INCIDENT: In the 92nd minute, Leicester thought they had a penalty for Ollie Watkins’ challenge on Patson Daka. Was VAR right to overturn this?
DERMOT SAYS: “Whether you like or dislike VAR, this is exactly what it’s for. When you see it again, Daka quite clearly fouls Watkins, there’s no doubt about it. It’s not a penalty.
“The referee goes to the screen and changes his mind and also rescinds the yellow card. That’s exactly what VAR was brought in for.”
Man Utd 1-0 Brentford
INCIDENT: Marcus Rashford was in an offside position when the ball was first played in ahead of his winner. He was onside from the pass that went directly to him, though. Is there any argument to say he could be affecting the goalkeeper’s position in the first phase?
DERMOT SAYS: “No, I think it’s really interesting how the offside rule has evolved. Without a doubt, when I was a referee, assistants would flag that offside. Now they allow play to continue.
“Rashford clearly doesn’t get involved in the play, he doesn’t affect the goalkeeper and there are no defenders around him. The ball was played to Marcel Sabitzer and, once he heads the ball, Rashford moves back and is behind the ball.
“I think it’s fine because we want to see goals. We don’t want to see them disallowed and I think that’s a good move.”
Steve Howey: “For defenders, it’s a nightmare because you’re always told to get up when you play the ball out. But I think it’s a legitimate goal.”
West Ham 1-5 Newcastle
INCIDENT: A Joelinton goal was checked for offside in Newcastle’s thrashing of West Ham. Is this a case of a well-timed run by the striker and good that VAR could prove it?
DERMOT SAYS: “This was amazing because when I saw it live I thought he must be yards offside. I can understand why Scott Ledger felt it was offside. But when you look at it again, he’s quite clearly onside and that shows what the VAR was set up for. A really good intervention.”
Chelsea 0-0 Liverpool
INCIDENT: Now to Chelsea’s goalless draw with Liverpool at Stamford Bridge. Let’s start with Reece James’ disallowed goal for offside. What did you make of it?
DERMOT SAYS: “You have to give the assistant massive credit because Enzo Fernandez is offside and he flags offside before James shoots.
“I think when you look at the VAR and how tight it is, the assistant has got it absolutely right in play. He’s given it as offside, they’ve checked it and I think it’s a great spot.”
INCIDENT: In the second half there was another goal ruled out for Chelsea, this time for a handball by Kai Havertz. Is this just unlucky?
DERMOT SAYS: “He must have felt gutted but it’s a consequence of the handball rule.

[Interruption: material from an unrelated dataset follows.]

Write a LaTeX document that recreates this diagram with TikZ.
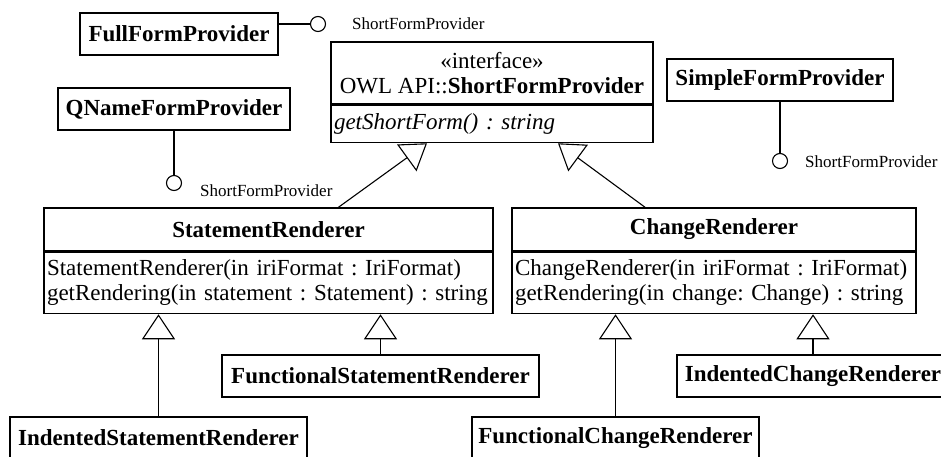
\documentclass[tikz,border=0pt]{standalone}
\usepackage{fontspec}
\setmainfont{Liberation Serif}
\usetikzlibrary{arrows.meta}

\newcommand{\bigtext}{\fontsize{23}{25}\selectfont\frenchspacing}
\newcommand{\smalltext}{\fontsize{17}{20}\selectfont}

\tikzset{
  umlbox/.style={draw, line width=1.5pt, inner sep=0pt, minimum height=42pt, font=\bigtext},
  classname/.style={umlbox, font=\bigtext\bfseries},
  opsbox/.style={draw, line width=1.5pt, inner xsep=3pt, inner ysep=0pt, align=left, font=\bigtext},
  lollipop/.style={circle, draw, line width=1.1pt, minimum size=15pt, inner sep=0pt},
  provided/.style={anchor=west, inner sep=0pt, font=\smalltext},
  link/.style={line width=1.1pt},
  inherits/.style={link, -{Triangle[open, length=25pt, width=33pt, line width=1.1pt]}}
}

\begin{document}
\begin{tikzpicture}[x=1pt, y=-1pt]
\useasboundingbox (0,0) rectangle (941,457);

% the interface
\node[umlbox, minimum width=322pt, minimum height=62pt, align=center] (sfp) at (492,73)
  {«interface»\\OWL API::\textbf{ShortFormProvider}};
\node[opsbox, text width=316pt, minimum height=37pt, anchor=north, font=\bigtext\itshape] (sfpops) at (sfp.south)
  {getShortForm() : string};

% providers with their lollipops
\node[classname, minimum width=198pt] (full) at (179,34) {FullFormProvider};
\node[classname, minimum width=232pt] (qname) at (174,109) {QNameFormProvider};
\node[classname, minimum width=226pt] (simple) at (780,80) {SimpleFormProvider};

\node[lollipop] (fullsfp) at (318,24) {};
\node[provided] (fulllbl) at (352,24) {ShortFormProvider};
\draw[link] (full.east |- fullsfp.west) -- (fullsfp.west);

\node[lollipop] (qnamesfp) at (174,183) {};
\node[provided] (qnamelbl) at (200,191) {ShortFormProvider};
\draw[link] (qname.south) -- (qnamesfp.north);

\node[lollipop] (simplesfp) at (780,161) {};
\node[provided] (simplelbl) at (805,162) {ShortFormProvider};
\draw[link] (simple.south) -- (simplesfp.north);

% renderers
\node[classname, minimum width=449pt, minimum height=43pt] (stmt) at (268.5,229.5) {StatementRenderer};
\node[opsbox, text width=443pt, minimum height=61pt, anchor=north] (stmtops) at (stmt.south)
  {StatementRenderer(in iriFormat : IriFormat)\\getRendering(in statement : Statement) : string};

\node[classname, minimum width=404pt, minimum height=43pt] (chg) at (714,229.5) {ChangeRenderer};
\node[opsbox, text width=398pt, minimum height=61pt, anchor=north] (chgops) at (chg.south)
  {ChangeRenderer(in iriFormat : IriFormat)\\getRendering(in change: Change) : string};

\node[classname, minimum width=317pt] (fstmt) at (380.5,376) {FunctionalStatementRenderer};
\node[classname, minimum width=297pt] (istmt) at (158.5,438) {IndentedStatementRenderer};
\node[classname, minimum width=287pt] (fchg) at (615.5,438) {FunctionalChangeRenderer};
\node[classname, minimum width=272pt] (ichg) at (813,376) {IndentedChangeRenderer};

% generalizations
\draw[inherits] ([xshift=70pt]stmt.north) -- ([xshift=-65pt]sfpops.south);
\draw[inherits] ([xshift=-69pt]chg.north) -- ([xshift=66pt]sfpops.south);
\draw[inherits] (istmt.north) -- (istmt.north |- stmtops.south);
\draw[inherits] (fstmt.north) -- (fstmt.north |- stmtops.south);
\draw[inherits] (fchg.north) -- (fchg.north |- chgops.south);
\draw[inherits] (ichg.north) -- (ichg.north |- chgops.south);
\end{tikzpicture}
\end{document}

“The ball hits his hand and goes in. He has no idea it’s going to happen and he probably doesn’t even know it’s happened, but it does hit his elbow and go in. Referees don’t like the rule, players don’t like the rule, but it is the rule.”
Steve Howey: “It’s not deliberate and if anything he’s probably trying to get his hand out of the way. But we all know the directive. It is very unfortunate but we know the rules.”
Leeds 2-1 Nottingham Forest
INCIDENT: Leeds wanted a penalty against Nottingham Forest. Robin Koch felt as though he was brought down unfairly by Remo Freuler here. Anything in this one?
DERMOT SAYS: “There was a lot of grabbing but you see this all the time. Was it sustained holding? I would say no. He puts his arm around him but he lets go very, very quickly. Is it enough to bring Koch down like that? I don’t think so, so I think the referee got this one right.”
Bournemouth 0-2 Brighton
INCIDENT: Let’s get to Bournemouth against Brighton. Lewis Cook was booked for a challenge on Solly March. Was just a yellow card the correct decision?
DERMOT SAYS: “I think a yellow card is the right decision. He’s very close, so when he’s very close there’s no massive impact. There isn’t the intensity going in.
“He’s caught him, there’s no doubt about that, but the referee is in a great position. He’s seen where the player has come from and that makes a big difference. The impact isn’t that great, so I’d say yellow card.”